As we were reflecting on this ad, we found a similar egg donor advertisement printed in The Tech in 1999 that received a response very similar to our own. It is shameful that we as an educational community continue to allow the posting of ignorant advertisements like these, over 10 years later.
Furthermore, even the most cursory Internet sleuthing shows that this ad may not be quite what it seems. The website www.eggdonorneeded.com contains almost an exact copy of the ad which ran in The Tech. A quick domain registration check shows that this URL is registered to a person called Will Naylor. According to the U.S. Tax Court, Will Naylor heads an organization which donates his sperm free of charge to recipients of his choice. To quote the Tax Court records regarding Will Naylor’s organization, “Preference is given to women ‘with better education’ and no record of divorce, domestic violence, or ‘difficult fertility histories’ and are from families ‘whose members have a track record of contributing to their communities’; who are in ‘a traditional marriage situation’; who are under age 37; who are ethnic minorities.’”
Needless to say, this raises serious suspicions regarding the ad’s author. He may not be who he claims to be in the ad (a white man and Chinese woman couple seeking to have a child), not to mention the blatant racism, classism, and sexism in his preference for sperm recipients and his creation of a noticeably egotistical sperm donation program. The writer of this ad may in fact be trying to get into contact with young, intelligent Asian women for more dubious reasons than egg donation alone.

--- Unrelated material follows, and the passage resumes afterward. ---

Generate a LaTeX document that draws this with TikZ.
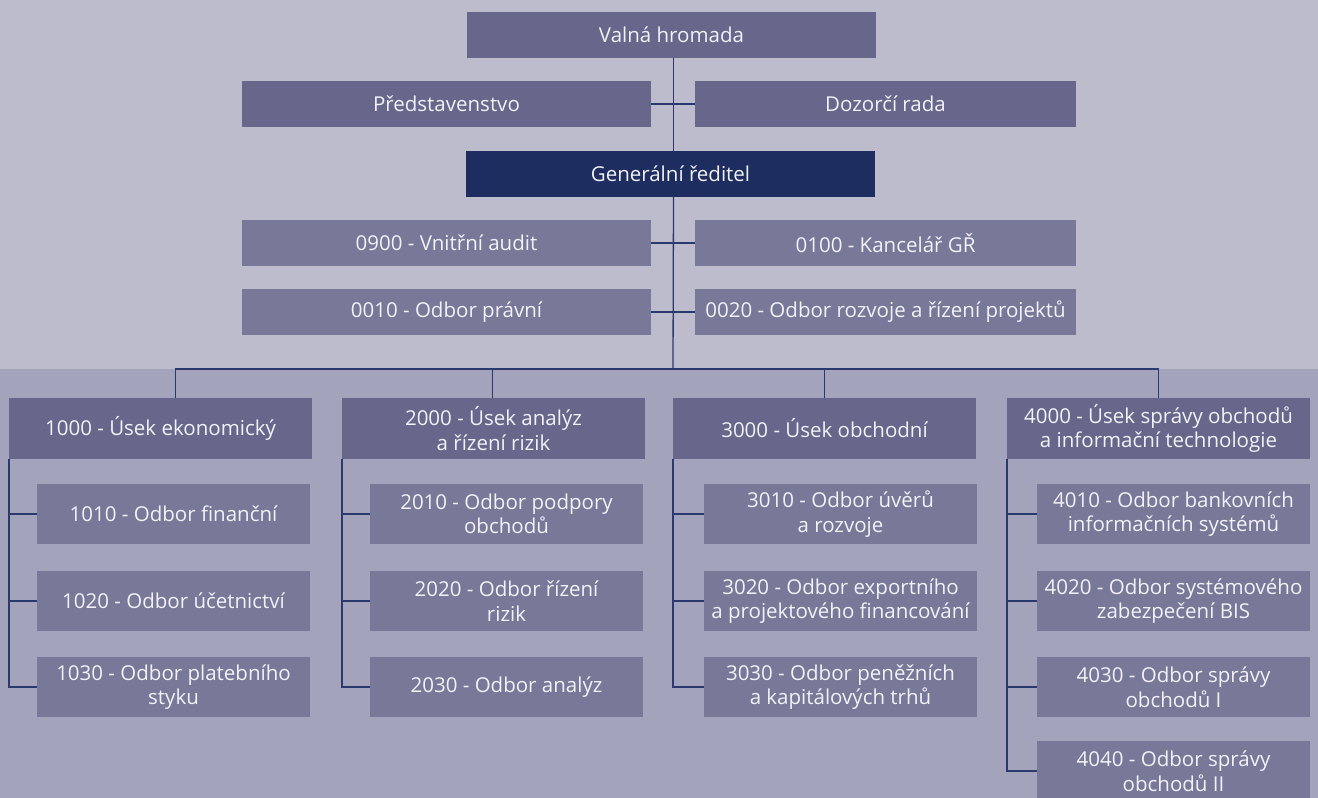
\documentclass[tikz,border=0pt]{standalone}
\usepackage{fontspec}
\setmainfont{Open Sans}

\definecolor{bgtop}{RGB}{189,188,205}
\definecolor{bglow}{RGB}{163,163,188}
\definecolor{boxdark}{RGB}{102,103,139}
\definecolor{boxlight}{RGB}{120,120,153}
\definecolor{navy}{RGB}{29,45,95}
\definecolor{linkcol}{RGB}{42,58,110}
\definecolor{txt}{RGB}{242,242,246}

\tikzset{every picture/.style={line width=1.2pt}}
\tikzset{
  unit/.style={anchor=north west, inner sep=0pt, outer sep=0pt, align=center,
               text=txt, font=\fontsize{20.5}{24.5}\selectfont},
  topbox/.style={unit, fill=boxdark, minimum width=409pt, minimum height=46pt},
  gmbox/.style={unit, fill=navy, minimum width=409pt, minimum height=46pt},
  staffbox/.style={unit, fill=boxlight, minimum height=46pt},
  secbox/.style={unit, fill=boxdark, minimum width=303pt, minimum height=61pt},
  deptbox/.style={unit, fill=boxlight, minimum width=273pt, minimum height=60pt},
  link/.style={draw=linkcol, line width=1.3pt}
}

\begin{document}
\begin{tikzpicture}[x=1pt, y=1pt, yscale=-1, xscale=1]

    \useasboundingbox (0,0) rectangle (1318,798);
    \fill [bgtop] (0,0) rectangle (1318,369);
    \fill [bglow] (0,369) rectangle (1318,798);

    % top of the company
    \node [topbox] (valna) at (467, 12) {Valná hromada};
    \node [topbox] (predst) at (242, 81) {Představenstvo};
    \node [topbox, minimum width=381pt] (dozor) at (695, 81) {Dozorčí rada};
    \node [gmbox] (gr) at (466,151) {Generální ředitel};

    % staff units
    \node [staffbox, minimum width=409pt] (audit) at (242,220) {0900 - Vnitřní audit};
    \node [staffbox, minimum width=381pt] (kancelar) at (695,220) {0100 - Kancelář GŘ};
    \node [staffbox, minimum width=409pt] (pravni) at (242,289) {0010 - Odbor právní};
    \node [staffbox, minimum width=381pt] (rozvoj) at (695,289) {0020 - Odbor rozvoje a řízení projektů};

    % sections
    \node [secbox] (s1000) at (   9,398) {1000 - Úsek ekonomický};
    \node [secbox] (s2000) at ( 342,398) {2000 - Úsek analýz\\a řízení rizik};
    \node [secbox] (s3000) at ( 673,398) {3000 - Úsek obchodní};
    \node [secbox] (s4000) at (1007,398) {4000 - Úsek správy obchodů\\a informační technologie};

    % departments
    \node [deptbox] (d1010) at (  37,484) {1010 - Odbor finanční};
    \node [deptbox] (d1020) at (  37,571) {1020 - Odbor účetnictví};
    \node [deptbox] (d1030) at (  37,657) {1030 - Odbor platebního\\styku};

    \node [deptbox] (d2010) at ( 370,484) {2010 - Odbor podpory\\obchodů};
    \node [deptbox] (d2020) at ( 370,571) {2020 - Odbor řízení\\rizik};
    \node [deptbox] (d2030) at ( 370,657) {2030 - Odbor analýz};

    \node [deptbox] (d3010) at ( 704,484) {3010 - Odbor úvěrů\\a rozvoje};
    \node [deptbox] (d3020) at ( 704,571) {3020 - Odbor exportního\\a projektového financování};
    \node [deptbox] (d3030) at ( 704,657) {3030 - Odbor peněžních\\a kapitálových trhů};

    \node [deptbox] (d4010) at (1037,484) {4010 - Odbor bankovních\\informačních systémů};
    \node [deptbox] (d4020) at (1037,571) {4020 - Odbor systémového\\zabezpečení BIS};
    \node [deptbox] (d4030) at (1037,657) {4030 - Odbor správy\\obchodů I};
    \node [deptbox] (d4040) at (1037,741) {4040 - Odbor správy\\obchodů II};

    % main line
    \coordinate (bus) at (673,369);
    \draw [link] ([xshift=2pt]valna.south) -- ([xshift=2pt]valna.south |- gr.north);
    \draw [link] ([xshift=2pt]valna.south |- gr.south) -- (bus);
    \draw [link] (predst.east) -- (dozor.west);
    \draw [link] (audit.east) -- (kancelar.west);
    \draw [link] (pravni.east) -- (rozvoj.west);

    % bus to sections
    \draw [link] ([xshift=15pt]s1000.north) |- (bus) -| ([xshift=-1pt]s2000.north);
    \draw [link] (bus) -| (s3000.north);
    \draw [link] (bus) -| (s4000.north);

    % sections to departments
    \draw [link] (s1000.south west) |- (d1030.west);
    \draw [link] (d1010.west) -- (d1010.west -| s1000.south west);
    \draw [link] (d1020.west) -- (d1020.west -| s1000.south west);

    \draw [link] (s2000.south west) |- (d2030.west);
    \draw [link] (d2010.west) -- (d2010.west -| s2000.south west);
    \draw [link] (d2020.west) -- (d2020.west -| s2000.south west);

    \draw [link] (s3000.south west) |- (d3030.west);
    \draw [link] (d3010.west) -- (d3010.west -| s3000.south west);
    \draw [link] (d3020.west) -- (d3020.west -| s3000.south west);

    \draw [link] (s4000.south west) |- (d4040.west);
    \draw [link] (d4010.west) -- (d4010.west -| s4000.south west);
    \draw [link] (d4020.west) -- (d4020.west -| s4000.south west);
    \draw [link] (d4030.west) -- (d4030.west -| s4000.south west);

  \end{tikzpicture}
\end{document}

Before running future egg donor ads, we ask that The Tech considers the safety of MIT students above all else. For one thing, it is inappropriate for a university publication to publish a solicitation for student egg donations from anything other than a licensed clinic, let alone an apparently unverified private individual. To put it succinctly, a school newspaper is not the place for this kind of advertisement. Taking safety into account also includes printing a disclaimer on any future egg donor ads about the potential negative side effects of becoming an egg donor, just as is required in states like California. It includes providing a link to a website that would provide readers with more information or referring them to MIT Medical. The best solution would be to simply not run ads that ask our students to subject themselves to danger for financial compensation.